Poczynania rosyjskich wojsk skrytykowała szefowa telewizji RT (dawniej Russia Today) Margarita Simonjan.
- Tchórzostwo, rozmyślne porzucenie strategicznych pozycji bez koordynacji, upadek dowodzenia i kontroli nad oddziałami, bezczynność władzy - wymieniała. Jak dodała, należy surowo karać tych, którzy "ośmielili się zawieść kolegów".
Margarita Simonjan. Szefowa RT tłumaczy porażki na froncie
Simonjan wyznała ponadto, że nie chciała przychodzić do programu innego czołowego propagandysty, Władimira Sołowiowa. Jak wyjaśniła, jej wizyta wiązałaby się ze smutkiem i paniką.

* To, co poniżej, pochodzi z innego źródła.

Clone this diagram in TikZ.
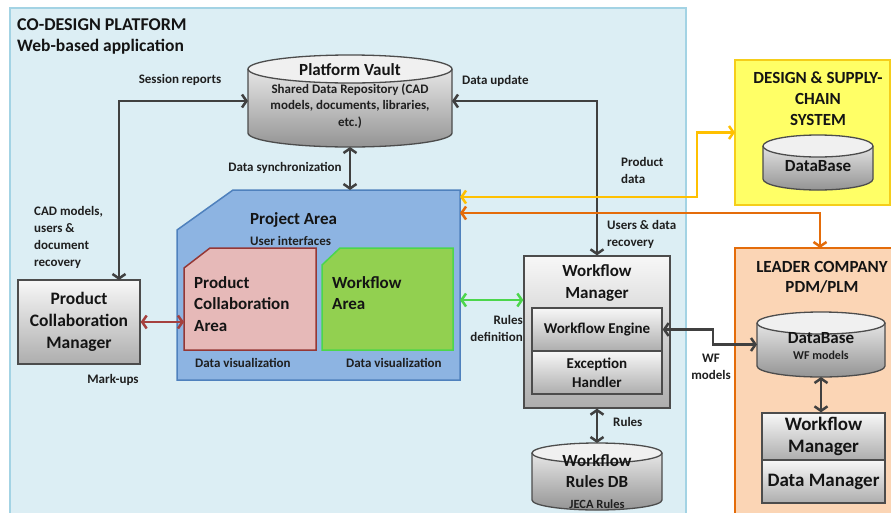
\documentclass[tikz,border=0pt]{standalone}
\usepackage{fontspec}
\setmainfont{Carlito}
\usetikzlibrary{arrows.meta,calc}
\definecolor{platbg}{HTML}{DCEEF4}
\definecolor{platbd}{HTML}{A3D3E4}
\definecolor{pafill}{HTML}{8DB4E2}
\definecolor{pabd}{HTML}{4F81BD}
\definecolor{pcafill}{HTML}{E6B9B8}
\definecolor{pcabd}{HTML}{953735}
\definecolor{wfafill}{HTML}{92D050}
\definecolor{wfabd}{HTML}{4CD64C}
\definecolor{dsfill}{HTML}{FFFF66}
\definecolor{dsbd}{HTML}{F5CE1A}
\definecolor{ldfill}{HTML}{FBD5B5}
\definecolor{ldbd}{HTML}{E46C0A}
\definecolor{yarr}{HTML}{FFC000}
\definecolor{oarr}{HTML}{E46C0A}
\definecolor{garr}{HTML}{4CD64C}
\definecolor{rarr}{HTML}{A5403E}
\definecolor{darr}{HTML}{404040}
\newcommand\cylshape[5]{%
 \pgfmathsetmacro\cylcx{(#1+#2)/2}%
 \pgfmathsetmacro\cylrx{(#2-#1)/2}%
 \pgfmathsetmacro\cylyt{#3+#5}%
 \pgfmathsetmacro\cylyb{#4-#5}%
 \path[top color=black!4,bottom color=black!42] (#1,\cylyt) -- (#1,\cylyb) arc[start angle=180,end angle=0,x radius=\cylrx,y radius=#5] -- (#2,\cylyt) arc[start angle=0,end angle=-180,x radius=\cylrx,y radius=#5] -- cycle;
 \draw[cylline] (#1,\cylyt) -- (#1,\cylyb) arc[start angle=180,end angle=0,x radius=\cylrx,y radius=#5] -- (#2,\cylyt);
 \draw[cylline,fill=black!6] (\cylcx,\cylyt) ellipse[x radius=\cylrx,y radius=#5];
}
\begin{document}
\begin{tikzpicture}[x=1pt,y=-1pt,
 cylline/.style={draw=black!70,line width=1.3pt},
 anchorbox/.style={inner sep=0pt,outer sep=0pt},
 lbl/.style={font=\bfseries\fontsize{13}{17}\selectfont,text=black!88,inner sep=0pt},
 small/.style={font=\bfseries\fontsize{13}{16.5}\selectfont,text=black!88,inner sep=0pt},
 head/.style={font=\bfseries\fontsize{17}{21}\selectfont,text=black!92,inner sep=0pt},
 graybox/.style={draw=black!70,line width=1.3pt,top color=black!3,bottom color=black!32,inner sep=0pt,align=center,text=black!92},
 tipA/.tip={Straight Barb[length=4.5pt,width=13pt]},
 darrow/.style={draw=darr,line width=2.5pt,tipA-tipA},
 yarrow/.style={draw=yarr,line width=2.5pt,tipA-tipA},
 oarrow/.style={draw=oarr,line width=2.5pt,tipA-tipA},
 garrow/.style={draw=garr,line width=2.5pt,tipA-tipA},
 rarrow/.style={draw=rarr,line width=2.5pt,tipA-tipA},
]
\useasboundingbox (0,0) rectangle (891,512);
\clip (0,0) rectangle (891,512);
\fill[white] (0,0) rectangle (891,512);

% platform
\draw[draw=platbd,fill=platbg,line width=2pt] (10,8) rectangle (686,540);
\node[head,anchor=west,font=\bfseries\fontsize{18}{21}\selectfont] (t1) at (17,25) {CO-DESIGN PLATFORM};
\node[head,anchor=west,font=\bfseries\fontsize{17.5}{20}\selectfont] (t2) at (17,47) {Web-based application};

% external boxes
\node[anchorbox,draw=dsbd,fill=dsfill,line width=2pt,minimum width=155pt,minimum height=145pt] (ds) at (812.5,132.5) {};
\node[head,align=center,font=\bfseries\fontsize{17}{21}\selectfont] (dst) at (818,99) {DESIGN \& SUPPLY-\\CHAIN\\SYSTEM};
\node[anchorbox,minimum width=110pt,minimum height=55pt] (dsdb) at (818,162.5) {};
\cylshape{763}{873}{135}{190}{11}
\node[head] at (818,166) {DataBase};

\node[anchorbox,draw=ldbd,fill=ldfill,line width=2pt,minimum width=170pt,minimum height=292pt] (ld) at (820,394) {};
\node[head,align=center,font=\bfseries\fontsize{17}{20}\selectfont] (ldt) at (822,277) {LEADER COMPANY\\PDM/PLM};
\node[anchorbox,minimum width=128pt,minimum height=65pt] (ldb) at (821,344.5) {};
\cylshape{757}{885}{312}{377}{11}
\node[head,font=\bfseries\fontsize{17}{19}\selectfont] at (821,338) {DataBase};
\node[small,font=\bfseries\fontsize{12}{14}\selectfont] at (821,355) {WF models};
\node[graybox,minimum width=123pt,minimum height=47pt,font=\bfseries\fontsize{19}{22}\selectfont] (lwm) at (823.5,436.5) {Workflow\\Manager};
\node[graybox,minimum width=123pt,minimum height=43pt,font=\bfseries\fontsize{19}{22}\selectfont] (ldm) at (823.5,481.5) {Data Manager};

% vault
\node[anchorbox,minimum width=204pt,minimum height=92pt] (vault) at (350,101) {};
\cylshape{248}{452}{55}{147}{14}
\node[head,font=\bfseries\fontsize{17}{18}\selectfont] at (350,70) {Platform Vault};
\node[small,align=center] at (350,106) {Shared Data Repository (CAD\\models, documents, libraries,\\etc.)};

% project area
\node[anchorbox,minimum width=283pt,minimum height=190pt] (pa) at (318.5,285) {};
\draw[draw=pabd,fill=pafill,line width=1.5pt] (177,230) -- (233,190) -- (460,190) -- (460,380) -- (177,380) -- cycle;
\node[head,anchor=west] at (250,220) {Project Area};
\node[lbl,anchor=west] at (250,241) {User interfaces};
\node[anchorbox,minimum width=132pt,minimum height=102pt] (pca) at (250,299) {};
\draw[draw=pcabd,fill=pcafill,line width=1.5pt] (184,268) -- (210,248) -- (316,248) -- (316,350) -- (184,350) -- cycle;
\node[head,align=left,anchor=north west,font=\bfseries\fontsize{17}{21.5}\selectfont] at (194,276) {Product\\Collaboration\\Area};
\node[anchorbox,minimum width=131pt,minimum height=102pt] (wfa) at (387.5,299) {};
\draw[draw=wfabd,fill=wfafill,line width=1.5pt] (322,265) -- (340,248) -- (453,248) -- (453,350) -- (322,350) -- cycle;
\node[head,align=left,anchor=north west,font=\bfseries\fontsize{17}{21.5}\selectfont] at (332,276) {Workflow\\Area};
\node[lbl,anchor=west] at (195,363) {Data visualization};
\node[lbl,anchor=west] at (346,363) {Data visualization};

% product collaboration manager
\node[graybox,minimum width=122pt,minimum height=84pt,font=\bfseries\fontsize{17.5}{22}\selectfont] (pcm) at (79,322) {Product\\Collaboration\\Manager};

% workflow manager
\node[graybox,minimum width=146pt,minimum height=152pt] (wfm) at (597,332) {};
\node[head,align=center,font=\bfseries\fontsize{17}{22}\selectfont] at (597,283) {Workflow\\Manager};
\node[graybox,minimum width=130pt,minimum height=43pt,font=\bfseries\fontsize{15}{19}\selectfont] (engine) at (597,329.5) {Workflow Engine};
\node[graybox,minimum width=130pt,minimum height=43pt,font=\bfseries\fontsize{15}{19}\selectfont] (exc) at (597,372.5) {Exception\\Handler};

% rules db
\node[anchorbox,minimum width=131pt,minimum height=67pt] (rdb) at (597,476.5) {};
\cylshape{532}{662}{443}{510}{10}
\node[head] at (597,461) {Workflow};
\node[head] at (597,482) {Rules DB};
\node[lbl,font=\bfseries\fontsize{12.5}{15}\selectfont] at (597,504) {JECA Rules};

% coordinates
\coordinate (pcmtop) at (119,280);
\coordinate (pasync) at (350,190);
\coordinate (payel) at (460,197);
\coordinate (ybend) at (697,197);
\coordinate (paor) at (460,213);
\coordinate (pagreen) at (460,300);
\coordinate (pcaleft) at (184,322);
\coordinate (wfbend) at (713,329.5);

% connectors
\draw[darrow] (pcmtop) |- (vault.west);
\draw[darrow] (wfm.north) |- (vault.east);
\draw[darrow] (vault.south) -- (pasync);
\draw[darrow] (wfm.south) -- (rdb.north);
\draw[darrow] (engine.east) -- (wfbend) |- (ldb.west);
\draw[darrow] (ldb.south) -- (ldb.south |- lwm.north);
\draw[rarrow] (pcm.east) -- (pcaleft);
\draw[garrow] (pagreen) -- (pagreen -| wfm.west);
\draw[yarrow] (payel) -- (ybend) |- (ds.west);
\draw[oarrow] (paor) -| (ld.north);

% labels
\node[lbl] at (180,80) {Session reports};
\node[lbl,anchor=west] at (462,81) {Data update};
\node[lbl] at (285,168) {Data synchronization};
\node[lbl,anchor=west,align=left] at (621,170) {Product\\data};
\node[lbl,anchor=west,align=left] at (607,234.5) {Users \& data\\recovery};
\node[lbl,anchor=west,align=left] at (34,237.5) {CAD models,\\users \&\\document\\recovery};
\node[lbl] at (113,380) {Mark-ups};
\node[lbl,anchor=east,align=right] at (523,328.5) {Rules\\definition};
\node[lbl,anchor=west] at (613,422) {Rules};
\node[lbl,align=center] at (711,367) {WF\\models};
\end{tikzpicture}
\end{document}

- To równałoby się pomaganiu wrogowi, pracy na rzecz sukcesu CIA, która przez dziesięciolecia pracowała - i nadal pracuje - nad zniszczeniem naszego kraju. Co tu więcej mówić? - stwierdziła.
Następnie jednak "caryca rosyjskich mediów" przeszła do tłumaczeń porażek armii Federacji Rosyjskiej.
- Wystarczy wyobrazić sobie wielkość terytorium i ludności, o której mowa. To terytorium trzy razy większe niż Belgia, gdzie znajduje się kwatera główna NATO. Czy możemy sobie nawet wyobrazić wielkość tego zadania? - pytała.
Jak mówiła, Ukraina "jest nasycona" bronią, wolą i potęgą całego Zachodu. - Jeśli ktoś w armii tego nie rozumie, być może powinniśmy powrócić do pierwszego tematu i wymienić tych ludzi - dodała.
Margarita Simonjan apeluje: Nie hańbcie hymnu i naszej wiary
Na początku rosyjskiej inwazji Margarita Simonjan przekonywała, że zakończy się ona sukcesem w przeciągu paru godzin lub co najwyżej dni. Narracja "carycy" uległa jednak zmianie.
- Nikt nie wie, jak to się skończy ani kiedy, ale nie ma drogi powrotnej - powiedziała. - Towarzysze generałowie, proszę was: nie hańbcie hymnu, naszej wiary i naszego rozpaczliwego pragnienia, by zatrzymać tych ludzi przy sobie, by zatrzymać te terytoria i wrócić do normalności jako jeszcze większa Rosja - zaapelowała do wojskowych.